Margaret Schedel playing a cello composition as an introduction to sonification.

On September 6, PubSci — Brookhaven National Laboratory’s science café and conversation series — was held at the Parrish Art Museum in Water Mill, NY, for a program called “Sculpture, Sound & Simulation: Transforming Scientific Data into Interactive Art.” Composer and cellist Margaret Schedel, an associate professor in the Department of Music at Stony Brook University, kicked off the event by playing a cello composition based on the digits in the mathematical constant pi. Attendees then heard sonifications of different nanomaterials, including a metal alloy and carbon nanotubes in a polymer.

Margaret Schedel playing a cello composition as an introduction to sonification.
Margaret Schedel (pictured next to Kevin Yager) playing a cello composition as an introduction to sonification.

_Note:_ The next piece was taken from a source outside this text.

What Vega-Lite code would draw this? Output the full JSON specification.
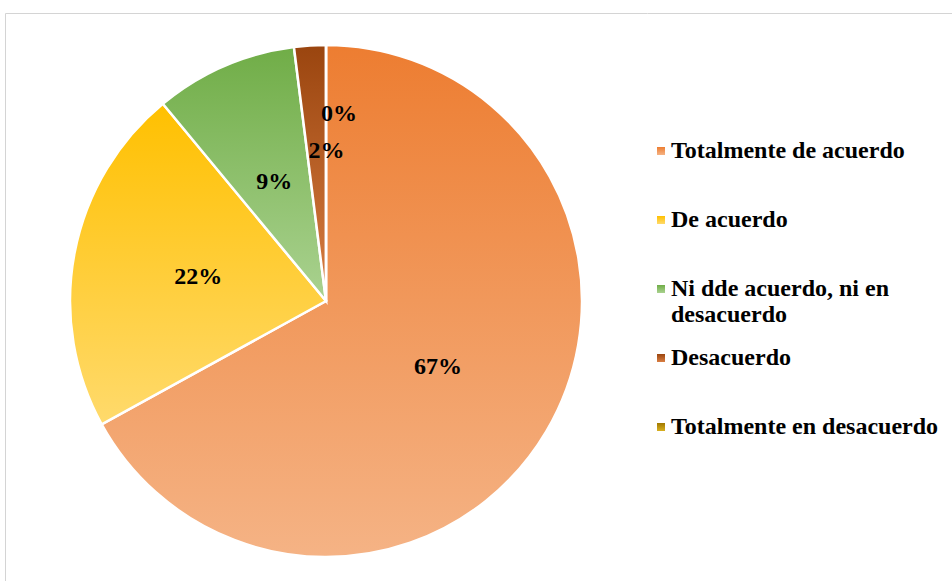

Schedel then joined four panelists who discussed different ways to represent nanoscience data through visualization and sonification. She and the other panelists — Melissa Clarke, interdisciplinary artist and arts.codes co-founder (with Schedel) and creative director; Paul D. Miller (DJ Spooky), independent composer, artist and essayist; and Kevin Yager, a physicist at Brookhaven Lab — showed how these fields can be combined to create beautiful visuals and sounds based on real scientific data.

The event was inspired by an ongoing collaboration between Clarke, Schedel and Yager. Using nanoscience data that Yager and other scientists generated at Brookhaven Lab’s Center for Functional Nanomaterials and the National Synchrotron Light Source II, the trio created novel representations of 3-D nanostructures in the form of a sculpture collection called “Glass Menagerie” and sonifications incorporated into a virtual reality experience.